> **DATASET EXTRACT**:
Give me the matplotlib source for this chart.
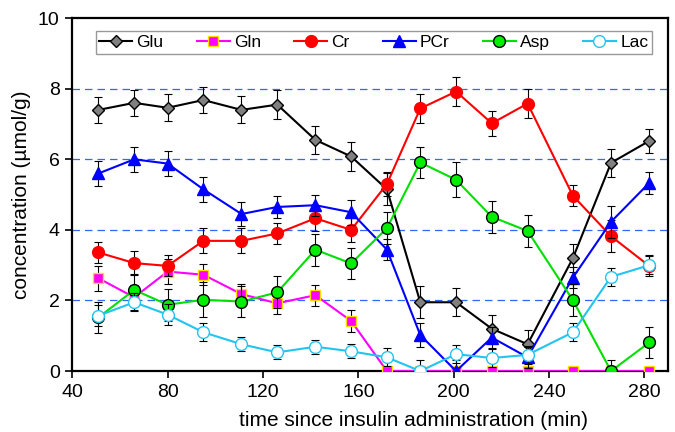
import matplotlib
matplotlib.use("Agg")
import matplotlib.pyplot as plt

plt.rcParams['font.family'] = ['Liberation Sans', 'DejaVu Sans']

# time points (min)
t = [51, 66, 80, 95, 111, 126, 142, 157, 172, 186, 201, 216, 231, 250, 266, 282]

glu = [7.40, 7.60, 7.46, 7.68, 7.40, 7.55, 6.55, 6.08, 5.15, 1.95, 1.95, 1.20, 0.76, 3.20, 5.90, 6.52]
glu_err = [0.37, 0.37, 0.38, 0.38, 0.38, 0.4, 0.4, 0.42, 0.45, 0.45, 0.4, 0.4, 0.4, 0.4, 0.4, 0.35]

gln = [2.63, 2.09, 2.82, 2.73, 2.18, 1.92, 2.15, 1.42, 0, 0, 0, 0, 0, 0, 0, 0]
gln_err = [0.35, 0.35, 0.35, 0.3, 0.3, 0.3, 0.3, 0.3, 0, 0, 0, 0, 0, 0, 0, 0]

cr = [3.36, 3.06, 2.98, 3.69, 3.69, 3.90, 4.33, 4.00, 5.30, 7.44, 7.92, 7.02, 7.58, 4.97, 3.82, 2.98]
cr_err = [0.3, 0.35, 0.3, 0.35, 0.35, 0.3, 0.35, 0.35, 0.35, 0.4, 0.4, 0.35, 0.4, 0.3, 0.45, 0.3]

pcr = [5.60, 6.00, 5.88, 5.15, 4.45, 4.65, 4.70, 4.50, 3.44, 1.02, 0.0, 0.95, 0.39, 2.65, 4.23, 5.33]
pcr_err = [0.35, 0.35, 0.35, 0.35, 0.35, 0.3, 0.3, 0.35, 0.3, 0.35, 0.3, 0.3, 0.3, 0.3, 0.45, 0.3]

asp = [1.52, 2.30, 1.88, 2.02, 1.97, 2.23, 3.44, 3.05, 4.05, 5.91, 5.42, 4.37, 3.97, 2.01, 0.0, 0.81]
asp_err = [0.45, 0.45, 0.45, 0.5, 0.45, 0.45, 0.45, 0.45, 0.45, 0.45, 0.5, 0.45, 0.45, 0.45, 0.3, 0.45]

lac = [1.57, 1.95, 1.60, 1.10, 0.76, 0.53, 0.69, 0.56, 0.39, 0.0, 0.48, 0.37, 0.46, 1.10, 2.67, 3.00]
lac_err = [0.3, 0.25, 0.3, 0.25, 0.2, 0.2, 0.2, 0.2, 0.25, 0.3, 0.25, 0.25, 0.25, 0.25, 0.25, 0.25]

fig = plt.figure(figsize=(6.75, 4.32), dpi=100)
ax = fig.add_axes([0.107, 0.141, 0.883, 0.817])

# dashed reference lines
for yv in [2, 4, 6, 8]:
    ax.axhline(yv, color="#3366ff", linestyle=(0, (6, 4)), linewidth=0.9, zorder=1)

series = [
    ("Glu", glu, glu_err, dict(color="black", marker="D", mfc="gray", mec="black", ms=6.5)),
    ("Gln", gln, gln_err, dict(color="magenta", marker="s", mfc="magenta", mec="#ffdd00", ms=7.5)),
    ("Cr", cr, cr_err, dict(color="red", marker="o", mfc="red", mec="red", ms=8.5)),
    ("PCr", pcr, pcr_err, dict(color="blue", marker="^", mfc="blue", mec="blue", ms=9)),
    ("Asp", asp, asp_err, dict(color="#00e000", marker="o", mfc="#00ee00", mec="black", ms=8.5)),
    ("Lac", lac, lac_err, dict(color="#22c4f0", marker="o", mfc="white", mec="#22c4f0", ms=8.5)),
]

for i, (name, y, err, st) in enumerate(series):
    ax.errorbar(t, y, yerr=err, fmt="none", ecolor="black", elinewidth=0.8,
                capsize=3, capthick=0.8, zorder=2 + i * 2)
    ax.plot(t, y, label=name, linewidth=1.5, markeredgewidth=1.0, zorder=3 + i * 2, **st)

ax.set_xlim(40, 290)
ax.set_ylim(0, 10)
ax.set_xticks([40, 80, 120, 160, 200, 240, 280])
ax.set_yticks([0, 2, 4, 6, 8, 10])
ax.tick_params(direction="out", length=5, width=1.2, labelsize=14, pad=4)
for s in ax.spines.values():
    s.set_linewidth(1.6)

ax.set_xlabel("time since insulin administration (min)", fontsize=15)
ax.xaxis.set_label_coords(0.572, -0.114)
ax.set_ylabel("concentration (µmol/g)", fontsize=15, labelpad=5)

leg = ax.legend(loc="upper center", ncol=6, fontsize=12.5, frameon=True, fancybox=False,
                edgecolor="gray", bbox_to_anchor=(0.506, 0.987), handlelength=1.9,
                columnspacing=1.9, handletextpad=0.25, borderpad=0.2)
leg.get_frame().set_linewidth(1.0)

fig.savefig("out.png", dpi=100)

> **SHORT TASK**:
Write out again exactly the lines from the start of the data above through the line containing "0.3, 0.3, 0.45, 0.3]", inclusive, excluding any pictures.

> **RESPONSE TO THE TASK**:
Give me the matplotlib source for this chart.
import matplotlib
matplotlib.use("Agg")
import matplotlib.pyplot as plt

plt.rcParams['font.family'] = ['Liberation Sans', 'DejaVu Sans']

# time points (min)
t = [51, 66, 80, 95, 111, 126, 142, 157, 172, 186, 201, 216, 231, 250, 266, 282]

glu = [7.40, 7.60, 7.46, 7.68, 7.40, 7.55, 6.55, 6.08, 5.15, 1.95, 1.95, 1.20, 0.76, 3.20, 5.90, 6.52]
glu_err = [0.37, 0.37, 0.38, 0.38, 0.38, 0.4, 0.4, 0.42, 0.45, 0.45, 0.4, 0.4, 0.4, 0.4, 0.4, 0.35]

gln = [2.63, 2.09, 2.82, 2.73, 2.18, 1.92, 2.15, 1.42, 0, 0, 0, 0, 0, 0, 0, 0]
gln_err = [0.35, 0.35, 0.35, 0.3, 0.3, 0.3, 0.3, 0.3, 0, 0, 0, 0, 0, 0, 0, 0]

cr = [3.36, 3.06, 2.98, 3.69, 3.69, 3.90, 4.33, 4.00, 5.30, 7.44, 7.92, 7.02, 7.58, 4.97, 3.82, 2.98]
cr_err = [0.3, 0.35, 0.3, 0.35, 0.35, 0.3, 0.35, 0.35, 0.35, 0.4, 0.4, 0.35, 0.4, 0.3, 0.45, 0.3]

pcr = [5.60, 6.00, 5.88, 5.15, 4.45, 4.65, 4.70, 4.50, 3.44, 1.02, 0.0, 0.95, 0.39, 2.65, 4.23, 5.33]
pcr_err = [0.35, 0.35, 0.35, 0.35, 0.35, 0.3, 0.3, 0.35, 0.3, 0.35, 0.3, 0.3, 0.3, 0.3, 0.45, 0.3]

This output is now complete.